Yesterday, the Federal Communications Commission voted to approve a public notice that seeks comment on testing spectrum sharing on the 5.9GHz band. These spectrum sharing tests would be set up between the auto industry’s vehicle-to-vehicle communications (“Dedicated Short Range Communications,” or DSRC) and Wi-Fi. Public Knowledge joins others in asking the FCC to allow devices to share this 75 MHz of much-needed spectrum on a non-interfering basis.
The following can be attributed to Harold Feld, Senior Vice President at Public Knowledge:
“For the last four years, the auto industry — with the help of the Department of Transportation — has fought to keep the brakes on addressing our Wi-Fi spectrum crisis. Finally, the FCC has jumpstarted this proceeding and demanded that the auto industry and DoT stop stalling and submit their claims about life and safety to an open, scientific testing process they cannot bias or suppress.
“Unfortunately, as Public Knowledge has investigated the planned deployment of DSRC technology over the last few months, it has become clear to us that installation of DSRC technology in cars would make consumers less safe.
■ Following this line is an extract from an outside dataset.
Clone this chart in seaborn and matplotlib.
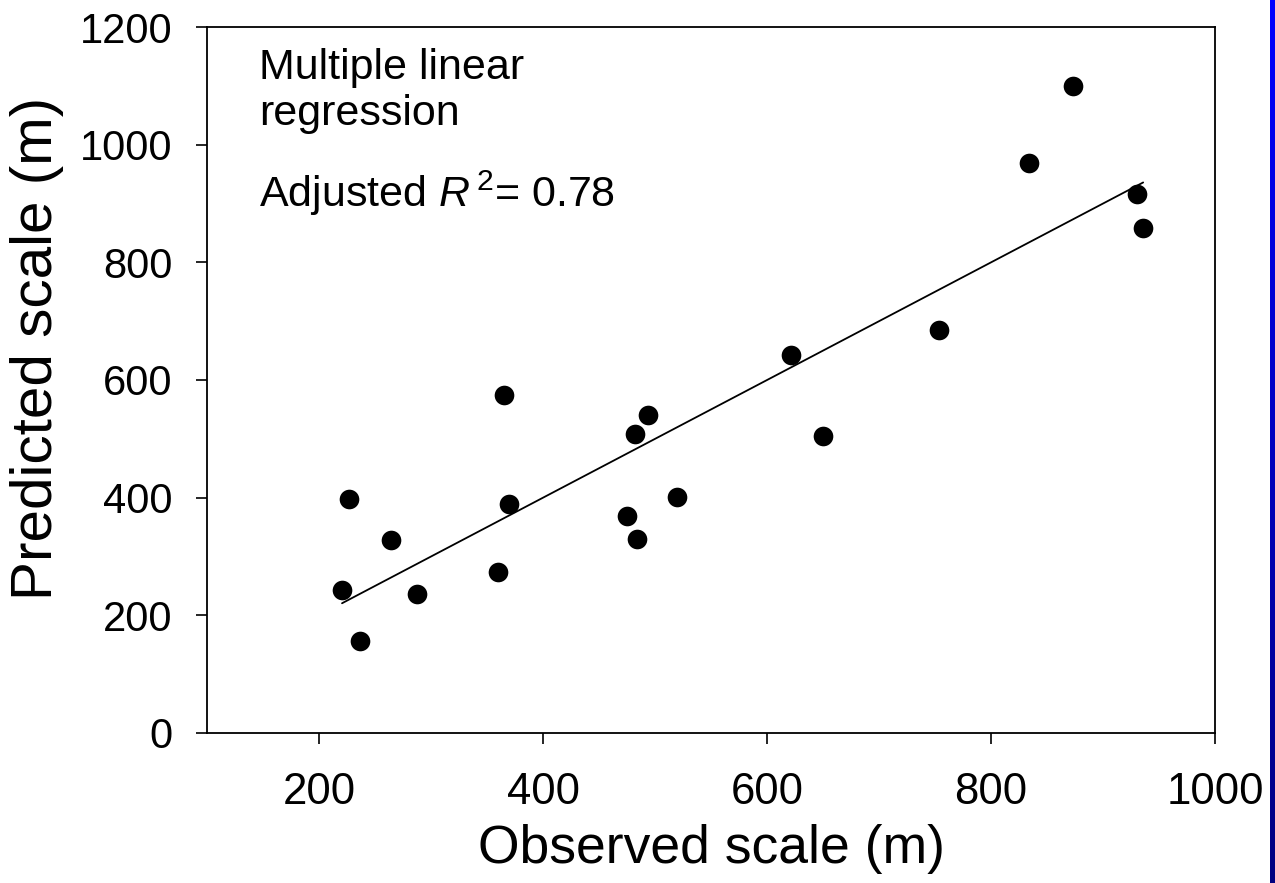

In particular, because car makers plan to use this “life and safety” spectrum for mobile payments and other for-profit uses, DSRC will create new opportunities for cyberhackers and identity thieves.
“In the next few weeks, Public Knowledge will ask the FCC to open a new proceeding on DSRC to address these issues, regardless of the decision the FCC makes on the feasibility of opening portions of the DSRC band for spectrum sharing.”